A recent surprise inspection of Selapajang, the special migrants-only terminal also known as Terminal TKI, found one returned worker who had been waiting at the airport for 13 days because of “issues with travel and insurance agencies,” he said. “We cannot let this happen.”
Labor activists have regularly raised their concerns over Terminal TKI, saying that segregating migrant workers from regular airline passengers is discrimination and that the terminal is a black hole of corruption, extortion and robbery.
Returning workers, they say, must pay exorbitant rates for transport home as they are not allowed to be picked up by family members.

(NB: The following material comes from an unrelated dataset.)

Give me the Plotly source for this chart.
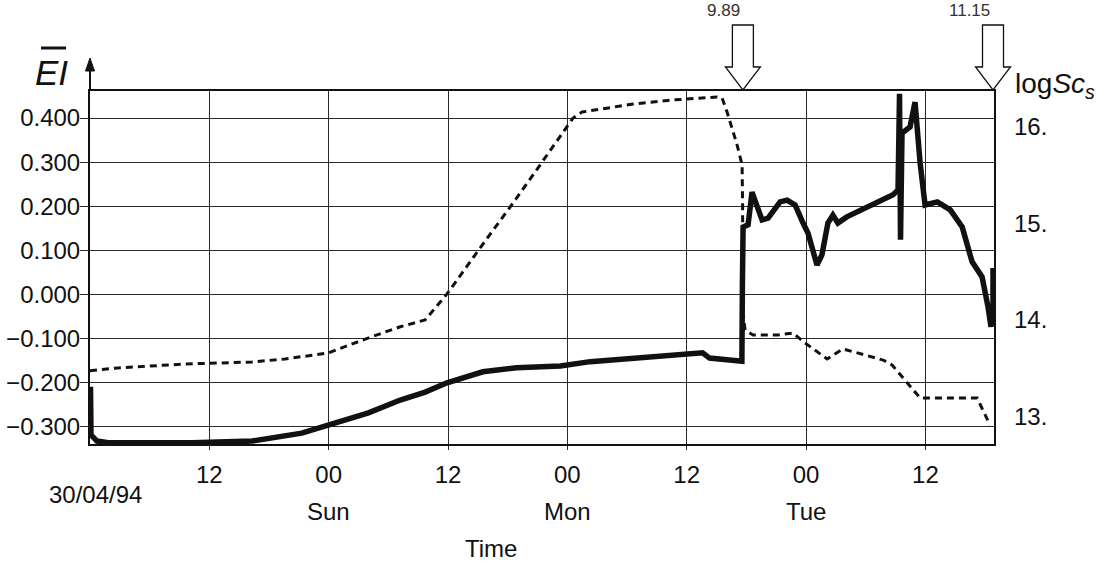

Minivan drivers at the terminal have even been accused of robbing their passengers, who are carrying months’ worth of wages, and leaving them stranded by the side of the road.
Wahyu Susilo, a public policy analyst with advocacy group Migrant Care, welcomed the scheme, saying the move would reduce the chances of migrant workers being targeted for extortion.
“They are citizens of Indonesia, why should they be discriminated against?” he said.
Jamaluddin, a coordinator from the Indonesian Migrant Workers Union (SBMI), however, slammed the announcement, saying it was a publicity stunt as part of the government’s 100-day program and was unlikely to be continued in the long term.
He said the ministry should allow all overseas workers to use Terminal 2, not just those working in Hong Kong and Taiwan. “What about our migrant workers in the Middle East?” he said. “Are they too stupid to be allowed into the public terminal?”
There are currently 4.3 million Indonesians working in 42 countries, according to the National Board for the Placement and Protection of Indonesian Overseas Workers (BNP2TKI). The figure, however, does not include an estimated two to four million working abroad illegally.